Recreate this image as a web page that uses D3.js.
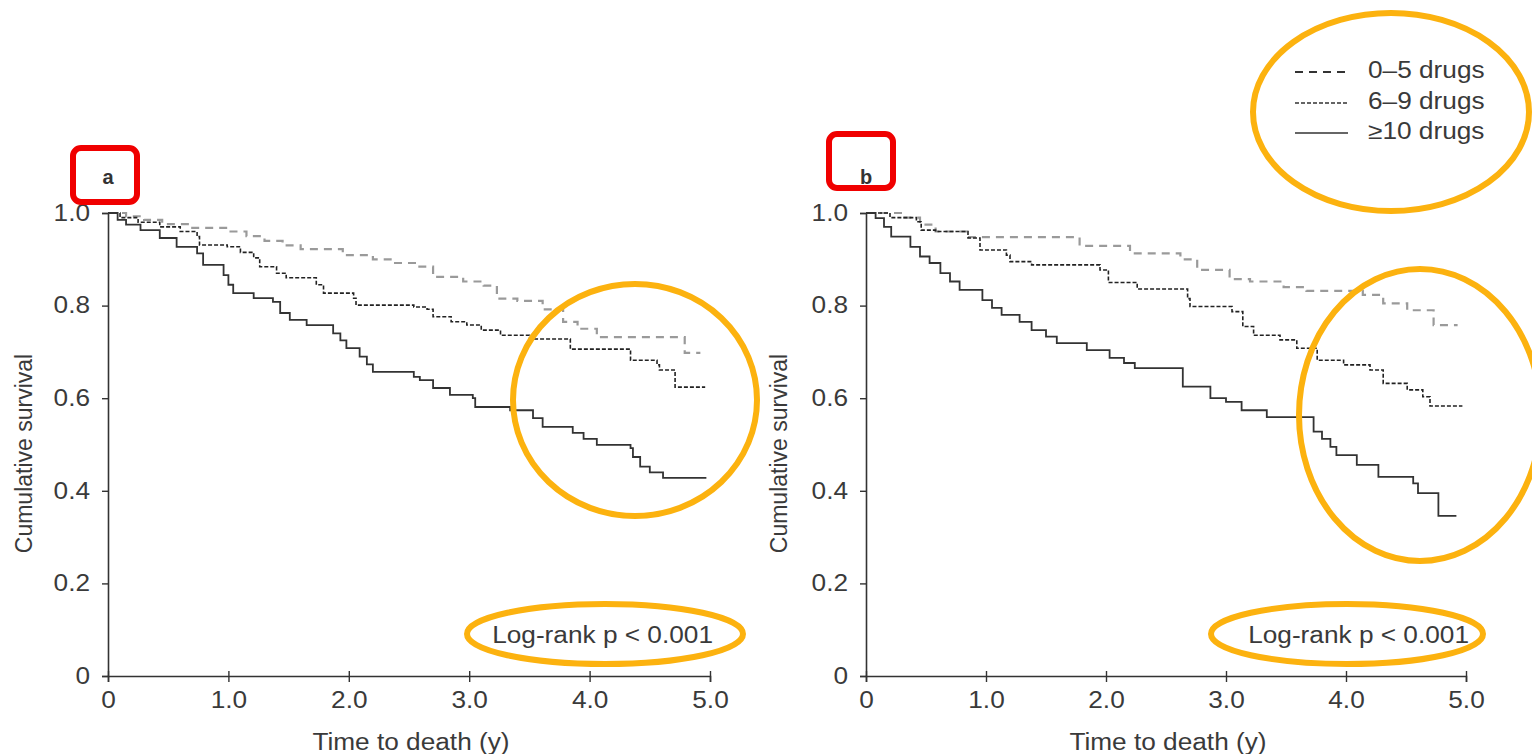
<!DOCTYPE html>
<html><head><meta charset="utf-8">
<script src="https://cdn.jsdelivr.net/npm/d3@7"></script>
<style>body{margin:0;background:#fff}svg{display:block}</style>
</head><body>
<svg id="c" width="1532" height="754"></svg>
<script>
// ---- data ----
const seriesNames = ["0\u20135 drugs", "6\u20139 drugs", "\u226510 drugs"];
const xTicks = [0, 1, 2, 3, 4, 5];
const xTickLabels = ["0", "1.0", "2.0", "3.0", "4.0", "5.0"];
const yTicks = [0, 0.2, 0.4, 0.6, 0.8, 1.0];
const yTickLabels = ["0", "0.2", "0.4", "0.6", "0.8", "1.0"];
const panelLabels = ["a", "b"];
const pText = "Log-rank p < 0.001";
// panel a: [time (y), cumulative survival]
const a_0to5 = [[0,1],[0.15,0.993],[0.3,0.985],[0.45,0.976],[0.7,0.968],[0.99,0.96],[1.15,0.95],[1.3,0.94],[1.45,0.93],[1.6,0.922],[1.95,0.909],[2.2,0.9],[2.37,0.892],[2.56,0.884],[2.7,0.862],[2.95,0.852],[3.12,0.843],[3.23,0.815],[3.4,0.81],[3.61,0.792],[3.78,0.765],[3.9,0.75],[4.06,0.732],[4.79,0.698],[4.92,0.698]];
const a_6to9 = [[0,1],[0.1,0.99],[0.25,0.98],[0.43,0.97],[0.6,0.96],[0.74,0.949],[0.76,0.931],[0.99,0.927],[1.1,0.915],[1.21,0.903],[1.26,0.884],[1.4,0.87],[1.48,0.86],[1.73,0.845],[1.79,0.827],[2.04,0.816],[2.06,0.801],[2.54,0.797],[2.65,0.792],[2.7,0.776],[2.85,0.765],[2.98,0.758],[3.1,0.747],[3.26,0.736],[3.5,0.728],[3.84,0.706],[4.34,0.682],[4.56,0.672],[4.58,0.661],[4.71,0.624],[4.96,0.624]];
const a_10plus = [[0,1],[0.08,0.985],[0.15,0.975],[0.27,0.963],[0.43,0.946],[0.57,0.927],[0.74,0.913],[0.79,0.888],[0.96,0.866],[1.0,0.845],[1.04,0.827],[1.21,0.816],[1.37,0.808],[1.43,0.784],[1.51,0.769],[1.65,0.758],[1.87,0.74],[1.93,0.725],[1.98,0.708],[2.09,0.69],[2.15,0.673],[2.2,0.657],[2.54,0.646],[2.59,0.639],[2.7,0.622],[2.84,0.607],[3.03,0.6],[3.05,0.581],[3.34,0.574],[3.53,0.557],[3.61,0.538],[3.86,0.525],[3.95,0.512],[4.06,0.499],[4.34,0.492],[4.36,0.473],[4.42,0.452],[4.5,0.44],[4.61,0.428],[4.97,0.428]];
// panel b
const b_0to5 = [[0,1],[0.3,0.99],[0.45,0.975],[0.58,0.96],[0.84,0.948],[1.78,0.929],[2.2,0.913],[2.62,0.9],[2.76,0.877],[3.03,0.857],[3.2,0.852],[3.48,0.84],[3.67,0.832],[4.14,0.823],[4.31,0.805],[4.51,0.79],[4.73,0.758],[4.93,0.758]];
const b_6to9 = [[0,1],[0.2,0.99],[0.42,0.981],[0.46,0.963],[0.58,0.96],[0.85,0.946],[0.95,0.92],[1.17,0.909],[1.2,0.895],[1.38,0.888],[1.95,0.877],[2.02,0.85],[2.26,0.836],[2.68,0.815],[2.7,0.798],[3.05,0.787],[3.14,0.755],[3.23,0.736],[3.45,0.726],[3.59,0.708],[3.76,0.682],[3.98,0.672],[4.2,0.661],[4.31,0.632],[4.51,0.618],[4.64,0.603],[4.7,0.583],[4.97,0.583]];
const b_10plus = [[0,1],[0.08,0.989],[0.15,0.97],[0.21,0.949],[0.37,0.927],[0.45,0.906],[0.53,0.892],[0.62,0.87],[0.7,0.852],[0.78,0.834],[0.97,0.812],[1.05,0.795],[1.13,0.78],[1.28,0.765],[1.38,0.747],[1.5,0.733],[1.59,0.719],[1.84,0.704],[2.03,0.687],[2.15,0.676],[2.24,0.665],[2.64,0.625],[2.87,0.6],[3.0,0.592],[3.13,0.574],[3.34,0.559],[3.73,0.528],[3.8,0.512],[3.87,0.495],[3.92,0.477],[4.09,0.456],[4.27,0.43],[4.56,0.416],[4.6,0.395],[4.77,0.346],[4.92,0.346]];

// ---- drawing ----
const svg = d3.select("#c");
const FONT = "'Liberation Sans', Arial, sans-serif";
const FS = "23px";
const STRETCH = 1.14;
function stretch(sel){
  sel.each(function(){
    const w = this.getComputedTextLength();
    d3.select(this).attr("textLength", w*STRETCH).attr("lengthAdjust","spacingAndGlyphs");
  });
}
const styles = [
  {stroke:"#9a9a9a", width:2.2, dash:"8,6"},
  {stroke:"#222", width:1.6, dash:"4,2"},
  {stroke:"#333", width:1.8, dash:null}
];
const y = d3.scaleLinear().domain([0,1]).range([676,213]);
const panels = [
  {x: d3.scaleLinear().domain([0,5]).range([108,710]), series:[a_0to5,a_6to9,a_10plus], label:panelLabels[0], ytitleX:26},
  {x: d3.scaleLinear().domain([0,5]).range([866,1466]), series:[b_0to5,b_6to9,b_10plus], label:panelLabels[1], ytitleX:781}
];

panels.forEach(p => {
  const g = svg.append("g");
  const ya = g.append("g").attr("transform",`translate(${p.x(0)},0)`)
    .call(d3.axisLeft(y).tickValues(yTicks).tickFormat((d,i)=>yTickLabels[i]).tickSizeOuter(0).tickSize(6).tickPadding(12));
  const xa = g.append("g").attr("transform",`translate(0,${y(0)})`)
    .call(d3.axisBottom(p.x).tickValues(xTicks).tickFormat((d,i)=>xTickLabels[i]).tickSizeOuter(0).tickSize(6).tickPadding(10));
  [ya,xa].forEach(a=>{
    a.select(".domain").attr("stroke","#333").attr("stroke-width",1.6);
    a.selectAll(".tick line").attr("stroke","#333").attr("stroke-width",1.4);
    a.selectAll(".tick text").attr("fill","#3a3a3a").style("font-family",FONT).style("font-size",FS);
    stretch(a.selectAll(".tick text"));
  });
  xa.selectAll(".tick line").attr("y1",-5).attr("y2",6);
  g.append("text").attr("transform",`translate(${p.ytitleX},${y(0.5)+9}) rotate(-90)`)
    .attr("text-anchor","middle").attr("dominant-baseline","middle")
    .style("font-family",FONT).style("font-size",FS).attr("fill","#3a3a3a").text("Cumulative survival");
  stretch(g.append("text").attr("x",(p.x(0)+p.x(5))/2+2).attr("y",750).attr("text-anchor","middle")
    .style("font-family",FONT).style("font-size",FS).attr("fill","#3a3a3a").text("Time to death (y)"));
  g.append("text").attr("x",p.x(0)).attr("y",184).attr("text-anchor","middle")
    .style("font-family",FONT).style("font-size","20px").style("font-weight","bold").attr("fill","#333").text(p.label);
  stretch(g.append("text").attr("x",p.x(5)+3).attr("y",643).attr("text-anchor","end")
    .style("font-family",FONT).style("font-size",FS).attr("fill","#3a3a3a").text(pText));
  const line = d3.line().x(d=>p.x(d[0])).y(d=>y(d[1])).curve(d3.curveStepAfter);
  p.series.forEach((s,i)=>{
    g.append("path").datum(s).attr("d",line).attr("fill","none")
      .attr("stroke",styles[i].stroke).attr("stroke-width",styles[i].width)
      .attr("stroke-dasharray",styles[i].dash);
  });
});

// legend
const lg = svg.append("g");
const legY = [72,103,133];
seriesNames.forEach((n,i)=>{
  lg.append("line").attr("x1",1295).attr("x2",1348).attr("y1",legY[i]).attr("y2",legY[i])
    .attr("stroke","#333").attr("stroke-width",styles[i].width-0.3).attr("stroke-dasharray",i===0?"8,6":styles[i].dash);
  stretch(lg.append("text").attr("x",1368).attr("y",legY[i]).attr("dominant-baseline","middle")
    .style("font-family",FONT).style("font-size",FS).attr("fill","#3a3a3a").text(n));
});

// highlight annotations
const ann = svg.append("g").attr("fill","none");
[[73,148],[829,134]].forEach(r=>{
  ann.append("rect").attr("x",r[0]).attr("y",r[1]).attr("width",64).attr("height",54).attr("rx",8)
    .attr("stroke","#f00000").attr("stroke-width",6);
});
[[635,400,122,116],[605,634,138,30],[1391,112,138,99],[1420,415,121,146],[1347,634,136,30]].forEach(e=>{
  ann.append("ellipse").attr("cx",e[0]).attr("cy",e[1]).attr("rx",e[2]).attr("ry",e[3])
    .attr("stroke","#fcb20f").attr("stroke-width",6);
});
</script>
</body></html>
===
* _What you have to do_:
Give the count of lines in the listing that hold the word "this", with no other text.

* _Right answer_:
3